Kuyumculuk, günümüzün en önemli ve maddi anlamda en çok getirisi olan zanaatlarından birisi olarak nitelendirilebilir. Değerli taş, altın ve maden ürünlerinin günümüzden 30.000 yıl öncesine kadar dayandığını kanıtlayan kazı sonuçları bilim adamları tarafından bir süre önce paylaşılmıştı. Bir nevi “ÜST PALEOLİTİK ÇAĞ” dönemine kadar dayandırıldığı da nitelendirilebilir.
Değerli madenler ve taşlar, o dönemlerde para bulunmadığından dolayı işlenerek farklı bileşenler elde edilmek üzere kullanılmıştır. Antik kalıntılar üzerinde yapılan çalışmalar, o dönemde yapılan altın işlemelerinin maddi değerinin gerçek anlamda paha biçilemez olduğunu doğruluyor. Para bulunana kadar bu tip materyaller, genellikle işlenerek farklı ürünler elde edilmiş ve insanlara hizmet etmiştir.
Lidyalılar Parayı Buldu, Ticaret Başladı
Paleolitik çağ üzerinden yıllar geçti. Lidyalılar parayı buldu ve dünya tarihi değişti. Bundan bir süre sonrasında para ile ticaret (alışveriş) başladı. Üst Paleolitik Çağ döneminde bu tip maddeleri işleyerek kullanılacak bazı materyaller geliştiren insanlar, paranın bulunması ve ticaret mantığının yaygınlaşması ile birlikte altın, gümüş gibi maddelerin ticaretine başladılar.
Karun hazinesi, aslında kuyumculuk anlamında dönemin şartlarını en iyi şekilde bize anlatan konulardan birisidir.
İlk Kuyumculuk Belirtileri ve Ticaret
Zaman içerisinde süsleme sanatı ortaya çıkmıştır. Önemli maden ürünlerinin süsleme yolu ile farklı bir görünüme kavuşturulması, işçilik değerinin de artması ile birlikte aslında ticari anlamda önemli sonuçları beraberinde getirmiştir.
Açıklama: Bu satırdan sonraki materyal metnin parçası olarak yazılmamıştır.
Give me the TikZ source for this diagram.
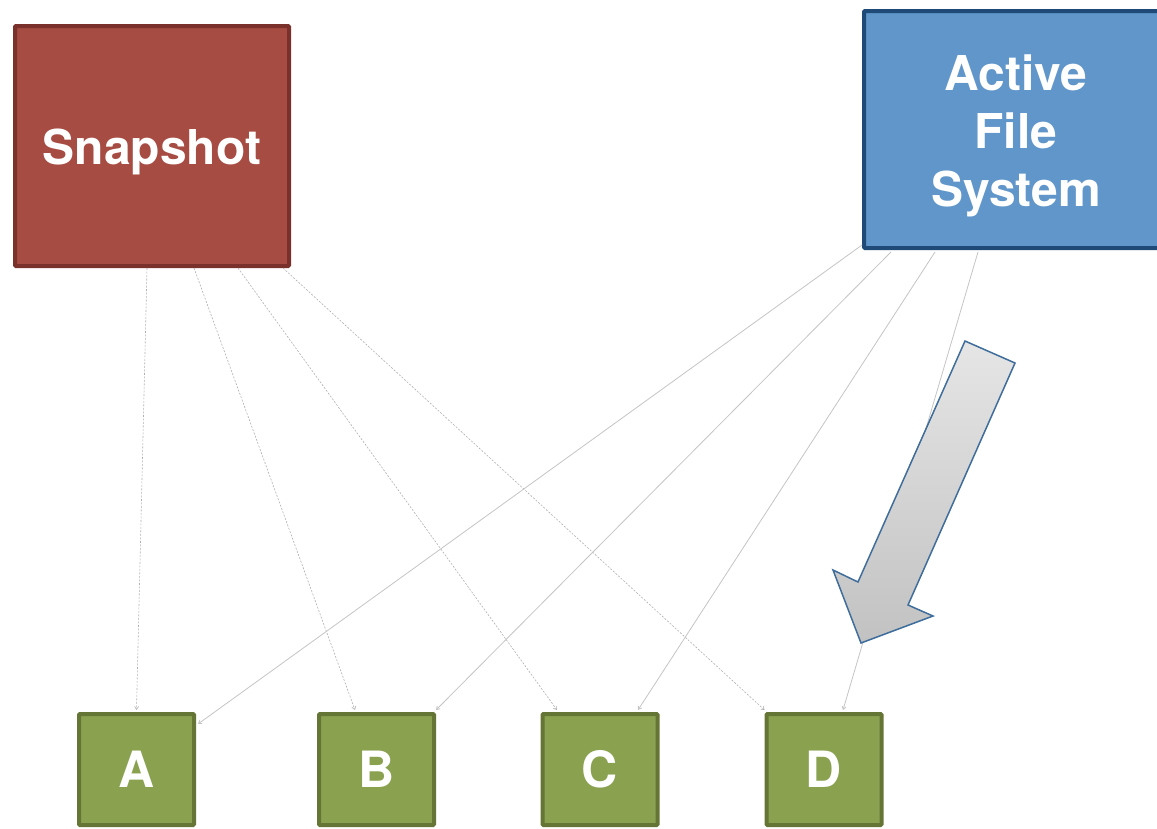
\documentclass[tikz,border=0pt]{standalone}
\usepackage{fontspec}
\setmainfont{TeX Gyre Heros}
\usetikzlibrary{arrows.meta,calc}
\definecolor{snapfill}{HTML}{A64C43}
\definecolor{snapline}{HTML}{7A302B}
\definecolor{afsfill}{HTML}{6096C9}
\definecolor{afsline}{HTML}{1F4A78}
\definecolor{blkfill}{HTML}{8AA250}
\definecolor{blkline}{HTML}{647535}
\definecolor{linkgray}{HTML}{C4C4C4}
\definecolor{bigarrowline}{HTML}{3F6D9C}
\tikzset{
  bigbox/.style={rectangle, rounded corners=1pt, line width=4pt, inner sep=0pt},
  boxtext/.style={text=white, font=\fontsize{48}{58}\selectfont\bfseries,
    align=center, inner sep=0pt},
  blkbox/.style={rectangle, rounded corners=1pt, line width=4pt, draw=blkline, fill=blkfill,
    text=white, font=\fontsize{50}{60}\selectfont\bfseries,
    minimum width=115pt, minimum height=111pt, inner sep=0pt},
  snaplink/.style={draw=linkgray!90!black, line width=0.6pt, dash pattern=on 2pt off 1.5pt,
    -{Straight Barb[length=3pt,width=4pt]}},
  afslink/.style={draw=linkgray, line width=0.8pt,
    -{Straight Barb[length=3pt,width=4pt]}},
}
\begin{document}
\begin{tikzpicture}[x=1pt,y=-1pt]
  \useasboundingbox (0,0) rectangle (1157,828);
  \clip (0,0) rectangle (1157,828);

  % source boxes
  \node[bigbox, draw=snapline, fill=snapfill, minimum width=274pt, minimum height=240pt]
    (snap) at (152,146) {};
  \node[boxtext] (snaptext) at ([yshift=-6pt]snap.center) {Snapshot};
  \node[bigbox, draw=afsline, fill=afsfill, minimum width=304pt, minimum height=237pt]
    (afs) at (1016,129.5) {};
  \node[boxtext] (afstext) at ([yshift=-6pt]afs.center) {Active\\File\\System};

  % data blocks
  \node[blkbox] (A) at (136.5,769.5) {A};
  \node[blkbox] (B) at (376.5,769.5) {B};
  \node[blkbox] (C) at (600,769.5) {C};
  \node[blkbox] (D) at (824,769.5) {D};

  % snapshot pointers
  \draw[snaplink] ([xshift=134pt]snap.south west) -- ([yshift=2pt]A.north);
  \draw[snaplink] ([xshift=181pt]snap.south west) -- ([xshift=-21.5pt,yshift=2pt]B.north);
  \draw[snaplink] ([xshift=225pt]snap.south west) -- ([xshift=-43pt,yshift=2pt]C.north);
  \draw[snaplink] ([xshift=270pt]snap.south west) -- ([yshift=2pt]D.north west);

  % active file system pointers
  \draw[afslink] ([yshift=5pt]afs.south west) -- ([xshift=2pt,yshift=-12pt]A.north east);
  \draw[afslink] ([xshift=29pt,yshift=-2pt]afs.south west) -- ([yshift=2pt]B.north east);
  \draw[afslink] ([xshift=73pt,yshift=-2pt]afs.south west) -- ([xshift=38pt,yshift=2pt]C.north);
  \draw[afslink] ([xshift=116pt,yshift=-2pt]afs.south west) -- ([xshift=19pt,yshift=2pt]D.north);

  % block arrow
  \path[draw=bigarrowline, line width=1.5pt, line join=miter,
        top color=black!10, middle color=black!21, bottom color=black!24]
    (965,341) -- (1015,363) -- (908,605) -- (933,616) -- (861,643)
    -- (833,570) -- (858,582) -- cycle;
\end{tikzpicture}
\end{document}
Ticari zihniyetin yaygınlaşması ile birlikte insanlar bunu maddi bir gelir kapısı olarak kullanmayı akıl etmişler ve kuyumculuk zihniyeti ortaya çıkmıştır. İlk kuyumcu ya da ilk kuyumcular gibi bir net cevap vermek henüz mümkün olmasa da Lidya’lılar döneminde Karun Hazinesi’nin üstün bir işçilik ile hazırlandığı ve kuyumculuk kalıntılarının ilk olarak o döneme dayandırıldığı bilinmektedir.